(Entries with chart source code)

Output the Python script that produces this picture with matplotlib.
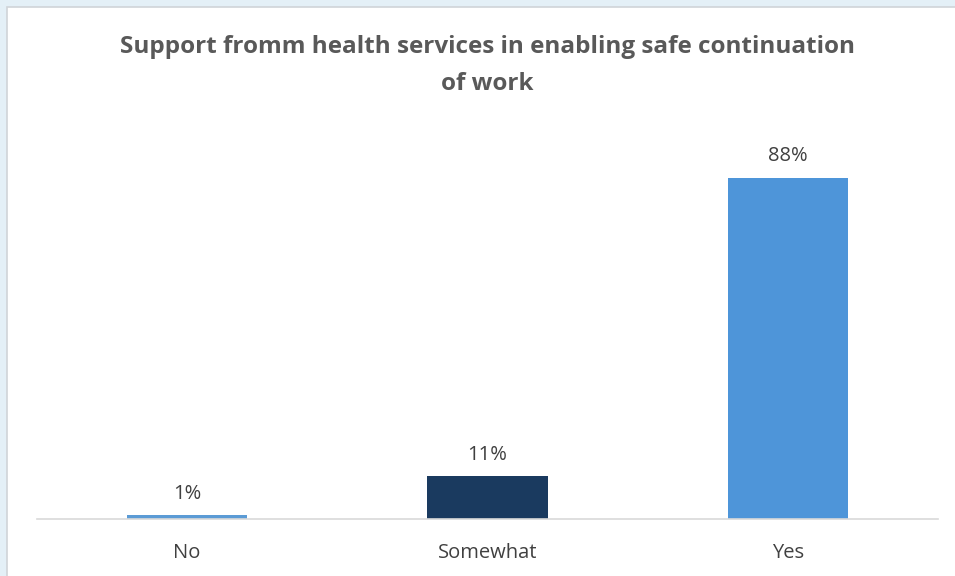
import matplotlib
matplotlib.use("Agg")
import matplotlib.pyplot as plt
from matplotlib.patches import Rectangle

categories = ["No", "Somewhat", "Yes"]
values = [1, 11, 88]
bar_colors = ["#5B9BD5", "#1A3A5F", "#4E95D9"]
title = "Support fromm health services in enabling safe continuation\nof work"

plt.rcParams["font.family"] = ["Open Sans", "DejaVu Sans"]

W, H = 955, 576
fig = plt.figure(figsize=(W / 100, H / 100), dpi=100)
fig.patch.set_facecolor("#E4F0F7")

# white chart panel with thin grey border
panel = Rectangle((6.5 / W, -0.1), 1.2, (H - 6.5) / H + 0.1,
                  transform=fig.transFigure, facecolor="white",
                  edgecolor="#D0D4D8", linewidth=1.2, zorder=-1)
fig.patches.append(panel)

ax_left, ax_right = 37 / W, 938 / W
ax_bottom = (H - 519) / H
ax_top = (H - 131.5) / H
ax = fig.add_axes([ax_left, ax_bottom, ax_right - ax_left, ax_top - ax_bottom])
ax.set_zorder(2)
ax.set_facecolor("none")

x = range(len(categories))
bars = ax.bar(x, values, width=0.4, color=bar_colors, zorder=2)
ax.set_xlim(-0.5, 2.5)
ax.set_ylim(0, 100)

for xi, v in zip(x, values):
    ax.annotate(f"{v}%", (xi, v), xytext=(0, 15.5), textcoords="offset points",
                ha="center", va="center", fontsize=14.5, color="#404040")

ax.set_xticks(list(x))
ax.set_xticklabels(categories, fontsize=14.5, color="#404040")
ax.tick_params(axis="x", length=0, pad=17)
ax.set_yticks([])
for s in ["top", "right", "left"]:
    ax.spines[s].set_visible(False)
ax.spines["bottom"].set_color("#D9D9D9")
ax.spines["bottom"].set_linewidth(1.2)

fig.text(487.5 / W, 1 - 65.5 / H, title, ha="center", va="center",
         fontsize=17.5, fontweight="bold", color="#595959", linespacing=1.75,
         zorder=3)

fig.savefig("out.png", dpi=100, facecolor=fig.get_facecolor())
--
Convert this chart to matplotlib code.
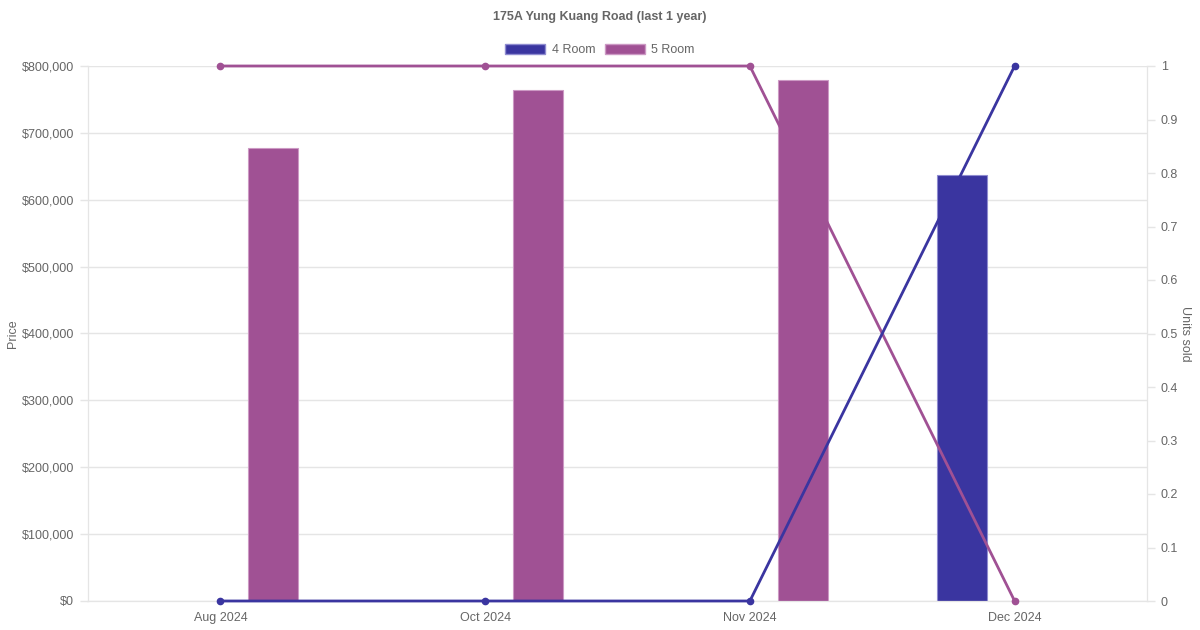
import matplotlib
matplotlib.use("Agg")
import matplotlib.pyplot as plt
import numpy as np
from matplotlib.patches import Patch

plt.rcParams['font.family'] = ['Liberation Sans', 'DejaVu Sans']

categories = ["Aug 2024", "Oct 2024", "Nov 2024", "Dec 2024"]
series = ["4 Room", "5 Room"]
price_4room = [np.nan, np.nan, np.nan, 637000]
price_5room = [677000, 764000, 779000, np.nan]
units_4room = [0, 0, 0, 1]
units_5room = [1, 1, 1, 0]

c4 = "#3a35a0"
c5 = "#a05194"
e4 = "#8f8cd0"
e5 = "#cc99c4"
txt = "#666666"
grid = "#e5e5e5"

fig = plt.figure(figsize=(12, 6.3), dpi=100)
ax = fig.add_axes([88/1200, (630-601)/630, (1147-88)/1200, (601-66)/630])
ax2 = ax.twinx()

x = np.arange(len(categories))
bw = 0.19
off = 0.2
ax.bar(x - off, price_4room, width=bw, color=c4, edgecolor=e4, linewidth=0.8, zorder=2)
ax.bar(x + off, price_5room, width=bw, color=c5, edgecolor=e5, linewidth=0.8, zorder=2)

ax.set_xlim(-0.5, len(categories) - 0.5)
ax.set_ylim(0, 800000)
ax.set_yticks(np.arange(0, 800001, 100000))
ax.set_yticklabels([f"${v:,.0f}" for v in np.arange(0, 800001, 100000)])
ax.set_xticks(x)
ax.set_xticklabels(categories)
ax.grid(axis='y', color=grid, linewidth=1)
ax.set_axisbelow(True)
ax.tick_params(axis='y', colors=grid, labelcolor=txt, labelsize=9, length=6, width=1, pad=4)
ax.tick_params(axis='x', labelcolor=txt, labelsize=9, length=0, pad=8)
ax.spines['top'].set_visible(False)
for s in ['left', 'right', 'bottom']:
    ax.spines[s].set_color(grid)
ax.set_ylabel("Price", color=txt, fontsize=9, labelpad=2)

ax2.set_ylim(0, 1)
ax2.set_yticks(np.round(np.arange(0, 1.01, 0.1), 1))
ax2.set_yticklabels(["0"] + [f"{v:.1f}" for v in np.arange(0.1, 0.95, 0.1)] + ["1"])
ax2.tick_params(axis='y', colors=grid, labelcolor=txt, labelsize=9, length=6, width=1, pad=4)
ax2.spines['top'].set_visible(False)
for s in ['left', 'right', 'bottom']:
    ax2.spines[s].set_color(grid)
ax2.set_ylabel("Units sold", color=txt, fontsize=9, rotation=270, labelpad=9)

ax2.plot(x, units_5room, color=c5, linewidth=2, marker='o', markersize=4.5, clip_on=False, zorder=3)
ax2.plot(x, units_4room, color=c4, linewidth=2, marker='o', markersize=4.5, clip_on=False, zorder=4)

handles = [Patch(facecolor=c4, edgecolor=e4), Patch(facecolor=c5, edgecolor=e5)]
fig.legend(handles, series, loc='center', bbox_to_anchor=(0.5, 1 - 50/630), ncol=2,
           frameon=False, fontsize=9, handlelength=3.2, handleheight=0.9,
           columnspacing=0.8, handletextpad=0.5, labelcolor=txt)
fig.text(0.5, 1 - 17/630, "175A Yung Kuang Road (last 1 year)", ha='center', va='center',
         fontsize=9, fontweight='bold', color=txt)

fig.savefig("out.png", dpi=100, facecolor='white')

_WHAT YOU SHOULD DO:_
In the listing above, find the line containing "Output the Python" and the line containing "fromm health services". Print those two lines and every line between them exactly, with no pictures.

_ANSWER TO THE TASK:_
Output the Python script that produces this picture with matplotlib.
import matplotlib
matplotlib.use("Agg")
import matplotlib.pyplot as plt
from matplotlib.patches import Rectangle

categories = ["No", "Somewhat", "Yes"]
values = [1, 11, 88]
bar_colors = ["#5B9BD5", "#1A3A5F", "#4E95D9"]
title = "Support fromm health services in enabling safe continuation\nof work"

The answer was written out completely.